[Tutor] Rock, Paper, Scissors game
Peter Otten
__peter__ at web.de
Fri Jul 26 15:06:28 CEST 2013
Saad Javed wrote:
> I'm trying to understand how this code works. I've commented the line
> that I can't seem to understand. How did the guy come up with this?
>
> #!/usr/bin/env python
>
> import random
>
> #rock > scissor > paper > rock
>
> WEAPONS = 'Rock', 'Paper', 'Scissors'
>
> for i in range(0, 3):
> print "%d %s" % (i + 1, WEAPONS[i])
>
> player = int(input ("Choose from 1-3: ")) - 1
> cpu = random.choice(range(0, 3))
>
> print "%s vs %s" % (WEAPONS[player], WEAPONS[cpu])
> if cpu != player:
> if (player - cpu) % 3 < (cpu - player) % 3: #How does this line work?

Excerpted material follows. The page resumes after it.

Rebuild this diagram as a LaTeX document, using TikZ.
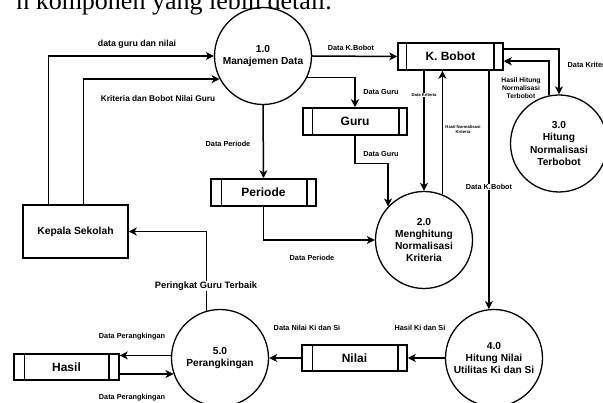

I would never have come up with this line, but I think it can be pictured as
follows:
Given the cycle
+-->rock-->paper-->scissors--+
| |
+---------------<------------+
and only one direction allowed the winning "weapon" is always the one
farther away from the loser, e. g.
rock vs paper
rock-->paper: 1 step
paper-->scissors-->rock: 2 steps
paper wins
rock vs rock:
0 steps both
tie
The modulo operator helps with determining this "directed distance" by
maintaining
-n == N-n
e. g.
-1 % 3 == 3 - 1 == 2
You could anecdotally test the above outline by adding more weapons. For
four weapons you should get ties between distinct weapons:
+-->rock-->paper-->scissors-->banana--+
| |
+---------------<---------------------+
rock vs scissors:
rock-->paper-->scissors: 2 steps
scissors-->banana-->rock: 2 steps
tie
You can modify the script to work with an arbitrary number of weapons by
replacing 3 with length(weapons) if you like.
> print "Player wins"
> else:
> print "CPU wins"
> else:
> print "tie!"
>
> Thanks.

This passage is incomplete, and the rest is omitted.